Depois da exibição de um filme paulista (Sem Pena), um pernambucano (Brasil S/A) e um paraibano (Pingo d'Água), chegou a hora de uma produção local ser apresentada no festival de Brasília. Sem surpresas, a sessão do filme brasiliense Branco Sai. Preto Fica esgotou os ingressos muito antes da sessão, e contou com uma plateia eufórica diante da presença do popular cineasta Adirley Queirós. Antes desta projeção, foram exibidos dois curtas-metragens: Nua Por Dentro do Couro e Castillo y el Armado.
Cuidado com as vizinhas
Nua Por Dentro do Couro, de Lucas Sá, apresenta uma galeria de personagens sinistros vivendo no mesmo prédio. De um lado, uma garota (Miriã Possani) com um estranho tapa olho, convivendo com duas amigas adolescentes. Do outro lado, uma mulher solitária (a talentosa Gilda Nomacce), que compra uma quantidade impressionante de carnes para a sua casa. Elas se cruzam, se estranham, até finalmente entrarem em contato uma com a outra. Partindo de um início naturalista, o cineasta adentra cada vez mais o terreno da comédia de terror, culminando em um desfecho inesperado e sangrento. O filme faz uma perturbadora mistura de registros e tipos de imagem.
O homem e o mar
Já a animação Castillo y el Armado, também selecionada no festival de Veneza, traz a história de um pescador que não consegue encontrar mais peixes, até se deparar com um imenso monstro aquático, e tentar pegá-lo a qualquer preço. As referências a Moby Dick e a O Velho e o Mar são evidentes, e assumidas pelo diretor Pedro Harris na coletiva de imprensa. A animação impressiona, especialmente quando os traços se tornam mais agressivos e abstratos durante a caça ao animal. O roteiro, no entanto, é bastante simples, e conta com uma conclusão menos potente do que a estética parecia anunciar.
Futurismo na periferia
Branco Sai. Preto Fica é uma obra atípica, uma combinação de gêneros inesperada e funcional. O cineasta Adirley Queirós traz a história de dois amigos da Ceilândia, um amputado de uma perna, e o outro, paraplégico, após o truculento ataque policial em uma festa na periferia. Por falta de justiça, o roteiro imagina um homem vindo do futuro, para colher provas e abrir um processo contra o Estado.
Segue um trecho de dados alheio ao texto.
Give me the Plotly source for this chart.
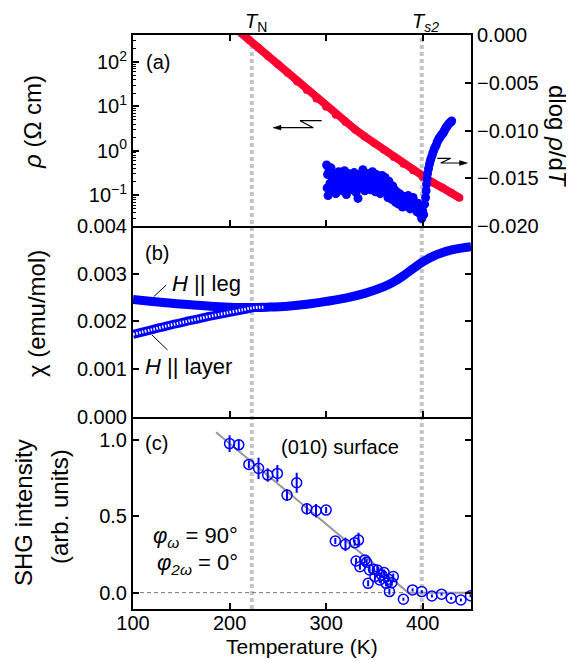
import plotly.graph_objects as go

# ---------------- data ----------------
# (a) resistivity rho (Ohm cm) vs T (K)
rho_T = [212, 220, 230, 240, 250, 260, 270, 280, 290, 300, 310, 320, 330, 340, 350,
         360, 370, 380, 390, 400, 405, 410, 420, 430, 438]
rho_val = [447, 316, 209, 135, 89, 57.5, 36.3, 23.4, 15.1, 9.77, 6.46, 4.47, 3.02, 2.09, 1.48,
           1.05, 0.724, 0.513, 0.363, 0.257, 0.224, 0.195, 0.148, 0.110, 0.0871]

# (a) dlog rho / dT (right axis)
dl_T = [300.5, 301, 301.5, 302, 303, 304, 305, 306, 307, 308, 309, 310, 311, 312, 313, 314, 315,
        316, 317, 318, 319, 320, 321, 322, 323, 324, 325, 326, 327, 328, 329, 330, 331, 332, 333,
        334, 335, 336, 337, 338, 339, 340, 341, 342, 343, 344, 345, 346, 347, 348, 349, 350, 351,
        352, 353, 354, 355, 356, 357, 358, 359, 360, 361, 362, 363, 364, 365, 366, 367, 368, 369,
        370, 371, 372, 373, 374, 375, 376, 377, 378, 379, 380, 381, 382, 383, 384, 385, 386, 387,
        388, 389, 390, 391, 392, 393, 394, 395, 396, 397, 398, 399, 400, 401, 402, 403, 403.5, 404,
        404.5, 405, 406, 407, 408, 409, 410, 411, 412, 413, 414, 415, 416, 417, 418, 419, 420, 421,
        422, 423, 424, 425, 426, 427, 428, 429, 430]
dl_val = [-0.0136, -0.0160, -0.0146, -0.0168, -0.0141, -0.0155, -0.0139, -0.0162, -0.0150, -0.0145,
          -0.0158, -0.0166, -0.0148, -0.0154, -0.0143, -0.0160, -0.0151, -0.0147, -0.0163, -0.0155,
          -0.0142, -0.0158, -0.0167, -0.0150, -0.0145, -0.0160, -0.0153, -0.0148, -0.0162, -0.0157,
          -0.0144, -0.0158, -0.0165, -0.0150, -0.0171, -0.0154, -0.0146, -0.0160, -0.0152, -0.0141,
          -0.0156, -0.0163, -0.0149, -0.0155, -0.0145, -0.0159, -0.0152, -0.0162, -0.0148, -0.0143,
          -0.0157, -0.0151, -0.0164, -0.0146, -0.0155, -0.0160, -0.0150, -0.0166, -0.0154, -0.0147,
          -0.0161, -0.0156, -0.0149, -0.0163, -0.0158, -0.0170, -0.0153, -0.0165, -0.0160, -0.0172,
          -0.0158, -0.0167, -0.0162, -0.0175, -0.0164, -0.0170, -0.0177, -0.0166, -0.0173, -0.0168,
          -0.0180, -0.0171, -0.0176, -0.0169, -0.0179, -0.0173, -0.0168, -0.0177, -0.0182, -0.0172,
          -0.0176, -0.0170, -0.0181, -0.0175, -0.0179, -0.0185, -0.0176, -0.0182, -0.0187, -0.0180,
          -0.0192, -0.0184, -0.0188, -0.0177, -0.0170, -0.0163, -0.0156, -0.0150, -0.0145, -0.0140,
          -0.0135, -0.0131, -0.0128, -0.0125, -0.0122, -0.0119, -0.0117, -0.0115, -0.0112, -0.0110,
          -0.0108, -0.0107, -0.0105, -0.0104, -0.0103, -0.0101, -0.0099, -0.0097, -0.0096, -0.0094,
          -0.0093, -0.0092, -0.0091, -0.0090]

# (b) susceptibility chi (emu/mol)
leg_T = [100, 120, 140, 160, 180, 200, 220, 240, 260, 280, 300, 320, 340, 360, 370, 380, 390,
         400, 410, 420, 430, 440, 450]
leg_val = [0.00246, 0.00242, 0.00238, 0.00235, 0.00232, 0.00230, 0.00229, 0.00230, 0.00232,
           0.00236, 0.00242, 0.00249, 0.00259, 0.00273, 0.00283, 0.00296, 0.00311, 0.00325,
           0.00336, 0.00344, 0.00350, 0.00354, 0.00357]
layer_T = [100, 120, 140, 160, 180, 200, 215, 225, 235]
layer_val = [0.00173, 0.00183, 0.00193, 0.00202, 0.00211, 0.00219, 0.00225, 0.00229, 0.00230]

# (c) SHG intensity (arb. units)
shg_T = [200, 209.5, 220, 230, 239.5, 249.5, 259.5, 269.5, 280, 289.5, 300, 309.5, 320, 329.5,
         333.5, 331, 335, 340, 342, 343.5, 345, 349, 350.5, 353, 355.5, 357.5, 360, 362, 364.5,
         365.5, 368, 369.5, 380, 389.5, 399, 409.5, 419.5, 429.5, 439.5, 449.5]
shg_val = [0.975, 0.967, 0.839, 0.813, 0.769, 0.780, 0.638, 0.719, 0.549, 0.536, 0.540, 0.338,
           0.316, 0.327, 0.344, 0.207, 0.170, 0.214, 0.199, 0.061, 0.148, 0.153, 0.105, 0.148,
           0.083, 0.116, 0.131, 0.061, 0.088, 0.007, 0.065, 0.105, -0.043, 0.018, 0.007, -0.022,
           -0.010, -0.037, -0.048, -0.020]
shg_err = [0.055, 0.033, 0.025, 0.07, 0.044, 0.055, 0.038, 0.065, 0.038, 0.044, 0.02, 0.02,
           0.044, 0.02, 0.048, 0.02, 0.02, 0.02, 0.02, 0.02, 0.02, 0.02, 0.02, 0.02, 0.02, 0.02,
           0.02, 0.02, 0.02, 0.02, 0.02, 0.02, 0.01, 0.01, 0.01, 0.01, 0.01, 0.01, 0.01, 0.01]
fit_T = [186, 385, 450]
fit_val = [1.05, 0.0, 0.0]

T_N = 223
T_S2 = 399

x_ticks = [100, 200, 300, 400]
rho_ticks = [0.1, 1, 10, 100]
rho_ticktext = ["10<sup>\u22121</sup>", "10<sup>0</sup>", "10<sup>1</sup>", "10<sup>2</sup>"]
rho_minor = [m * 10.0 ** e for e in range(-2, 3) for m in range(2, 10)]
dl_ticks = [0.0, -0.005, -0.010, -0.015, -0.020]
chi_ticks = [0.0, 0.001, 0.002, 0.003, 0.004]
shg_ticks = [0.0, 0.5, 1.0]

# ---------------- styling ----------------
RED = "#ff0030"
BLUE = "#0000ff"
FONT = "Liberation Sans, Arial, sans-serif"

# The page body has an 8px margin, so the figure is 8px smaller and offset.
OFF = 8
FIG_W, FIG_H = 574 - OFF, 661 - OFF
# plot area in reference-window pixels
L, R, TOP, BOT = 133, 471, 35, 609
def PX(x):
    return (x - L) / (R - L)
def PY(y):
    return (BOT - y) / (BOT - TOP)

fig = go.Figure()

# panel (a)
fig.add_trace(go.Scatter(x=rho_T, y=rho_val, xaxis="x", yaxis="y", mode="lines+markers",
                         line=dict(color=RED, width=8), marker=dict(color=RED, size=8),
                         cliponaxis=True, hoverinfo="skip"))
fig.add_trace(go.Scatter(x=dl_T, y=dl_val, xaxis="x", yaxis="y2", mode="markers",
                         marker=dict(color=BLUE, size=9), hoverinfo="skip"))

# panel (b)
fig.add_trace(go.Scatter(x=leg_T, y=leg_val, xaxis="x2", yaxis="y3", mode="lines",
                         line=dict(color=BLUE, width=9, shape="spline"), hoverinfo="skip"))
fig.add_trace(go.Scatter(x=layer_T, y=layer_val, xaxis="x2", yaxis="y3", mode="lines",
                         line=dict(color=BLUE, width=9, shape="spline"), hoverinfo="skip"))
fig.add_trace(go.Scatter(x=layer_T, y=layer_val, xaxis="x2", yaxis="y3", mode="lines",
                         line=dict(color="white", width=3, dash="1.5px,1.5px", shape="spline"),
                         hoverinfo="skip"))

# panel (c)
fig.add_trace(go.Scatter(x=fit_T, y=fit_val, xaxis="x3", yaxis="y4", mode="lines",
                         line=dict(color="#999999", width=2), hoverinfo="skip"))
fig.add_trace(go.Scatter(x=shg_T, y=shg_val, xaxis="x3", yaxis="y4", mode="markers",
                         marker=dict(symbol="circle-open", color=BLUE, size=10, line=dict(width=1.5)),
                         error_y=dict(type="data", array=shg_err, color=BLUE, thickness=2, width=0),
                         hoverinfo="skip"))

common = dict(showline=True, linecolor="black", linewidth=2, ticks="inside", ticklen=6,
              tickwidth=1.5, tickcolor="black", showgrid=False, zeroline=False,
              automargin=False, tickfont=dict(size=20, family=FONT, color="black"))

fig.update_layout(
    width=FIG_W, height=FIG_H,
    margin=dict(l=L - OFF, r=574 - R, t=TOP - OFF, b=661 - BOT),
    plot_bgcolor="rgba(0,0,0,0)", paper_bgcolor="white",
    showlegend=False,
    font=dict(family=FONT, size=20, color="black"),
    xaxis=dict(domain=[0, 1], range=[100, 450], anchor="y", tickvals=x_ticks,
               showticklabels=False, mirror="ticks", **common),
    xaxis2=dict(domain=[0, 1], range=[100, 450], anchor="y3", tickvals=x_ticks,
                showticklabels=False, mirror=False, matches="x", **common),
    xaxis3=dict(domain=[0, 1], range=[100, 450], anchor="y4", tickvals=x_ticks,
                mirror=False, matches="x", ticklabelstandoff=-5, **common),
    yaxis=dict(domain=[0.667, 1], type="log", range=[-1.698, 2.608], anchor="x",
               tickvals=rho_ticks, ticktext=rho_ticktext,
               minor=dict(tickvals=rho_minor, ticks="inside", ticklen=3, tickwidth=1,
                          tickcolor="black", showgrid=False),
               **common),
    yaxis2=dict(overlaying="y", side="right", anchor="x", range=[-0.020, 0.0],
                tickvals=dl_ticks, tickformat=".3f", **common),
    yaxis3=dict(domain=[0.335, 0.667], range=[0, 0.004], anchor="x2", tickvals=chi_ticks,
                tickformat=".3f", mirror="ticks", **common),
    yaxis4=dict(domain=[0, 0.335], range=[-0.107, 1.151], anchor="x3", tickvals=shg_ticks,
                tickformat=".1f", mirror="ticks", **common),
)

shapes = []
for tx in (T_N, T_S2):
    shapes.append(dict(type="line", xref="x", yref="paper", x0=tx, x1=tx, y0=0, y1=1,
                       line=dict(color="#c4c4c4", width=4, dash="4px,3px"), layer="below"))
shapes.append(dict(type="line", xref="x3 domain", yref="y4", x0=0, x1=1, y0=0, y1=0,
                   line=dict(color="#777777", width=1, dash="4px,3px"), layer="below"))

def path(pts, close=False):
    s = "M " + " L ".join(f"{PX(a):.5f},{PY(b):.5f}" for a, b in pts)
    return s + (" Z" if close else "")

# left zig-zag arrow (rho axis)
shapes.append(dict(type="path", xref="paper", yref="paper",
                   path=path([(321.7, 120.7), (300, 120.7), (313.3, 127.7), (279, 127.7)]),
                   line=dict(color="black", width=1.2)))
shapes.append(dict(type="path", xref="paper", yref="paper",
                   path=path([(273, 127.7), (281, 125.3), (281, 130.1)], close=True),
                   fillcolor="black", line=dict(color="black", width=0.5)))
# right zig-zag arrow (dlog axis)
shapes.append(dict(type="path", xref="paper", yref="paper",
                   path=path([(437.3, 158.3), (450.7, 158.3), (440.7, 163), (461, 163)]),
                   line=dict(color="black", width=1.2)))
shapes.append(dict(type="path", xref="paper", yref="paper",
                   path=path([(467.5, 163), (459.5, 160.6), (459.5, 165.4)], close=True),
                   fillcolor="black", line=dict(color="black", width=0.5)))
# pointer lines for H labels
shapes.append(dict(type="line", xref="paper", yref="paper", x0=PX(153.7), y0=PY(296.7),
                   x1=PX(166.3), y1=PY(285), line=dict(color="black", width=1)))
shapes.append(dict(type="line", xref="paper", yref="paper", x0=PX(152), y0=PY(335),
                   x1=PX(167.5), y1=PY(350), line=dict(color="black", width=1)))
fig.update_layout(shapes=shapes)

def ann(text, x, y, size=20, xanchor="center", yanchor="middle", angle=0):
    return dict(text=text, x=PX(x), y=PY(y), xref="paper", yref="paper", showarrow=False,
                xanchor=xanchor, yanchor=yanchor, textangle=angle,
                font=dict(size=size, family=FONT, color="black"))

annotations = [
    ann("(a)", 144, 62, xanchor="left"),
    ann("(b)", 143, 253, xanchor="left"),
    ann("(c)", 143, 443, xanchor="left"),
    ann("<i>T</i><sub>N</sub>", 256, 22, size=20),
    ann("<i>T<sub>s2</sub></i>", 425, 22, size=20),
    ann("dlog <i>\u03c1</i>/d<i>T</i>", 558, 136, size=24, angle=90),
    ann("<i>\u03c1</i> (\u03a9 cm)", 33, 122, size=24, angle=-90),
    ann("\u03c7 (emu/mol)", 36, 313, size=24, angle=-90),
    ann("SHG intensity", 23, 513, size=24, angle=-90),
    ann("(arb. units)", 59, 507, size=24, angle=-90),
    ann("Temperature (K)", 302, 647, size=21),
    ann("<i>H</i> || leg", 170, 283, size=22, xanchor="left"),
    ann("<i>H</i> || layer", 143, 366, size=22, xanchor="left"),
    ann("(010) surface", 340, 447, size=20),
    ann("<i>\u03c6<sub>\u03c9</sub></i> = 90\u00b0", 240, 537, size=22, xanchor="right"),
    ann("<i>\u03c6<sub>2\u03c9</sub></i> = 0\u00b0", 240, 564, size=22, xanchor="right"),
]
fig.update_layout(annotations=annotations)

fig.write_html("out.html")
A produção faz um bom uso do orçamento limitado, trabalhando com ótimas locações, e criando um imaginário futurista simples, mas eficiente (o tradicional disco voador, por exemplo, é trocado por um container). O final também conta com uma surpresa simbolicamente eficiente, e contestadora do ponto de vista político. Pode-se lamentar, no entanto, que o homem do futuro não interaja diretamente com os dois amigos, e que eles mesmos tenham um desenvolvimento psicológico modesto. Leia a nossa crítica.
Esta noite, o longa-metragem apresentado em competição é Ventos de Agosto, de Gabriel Mascaro, além dos curtas-metragens B-Flat, de Mariana Youssef, e Luz, de Gabriel Medeiros.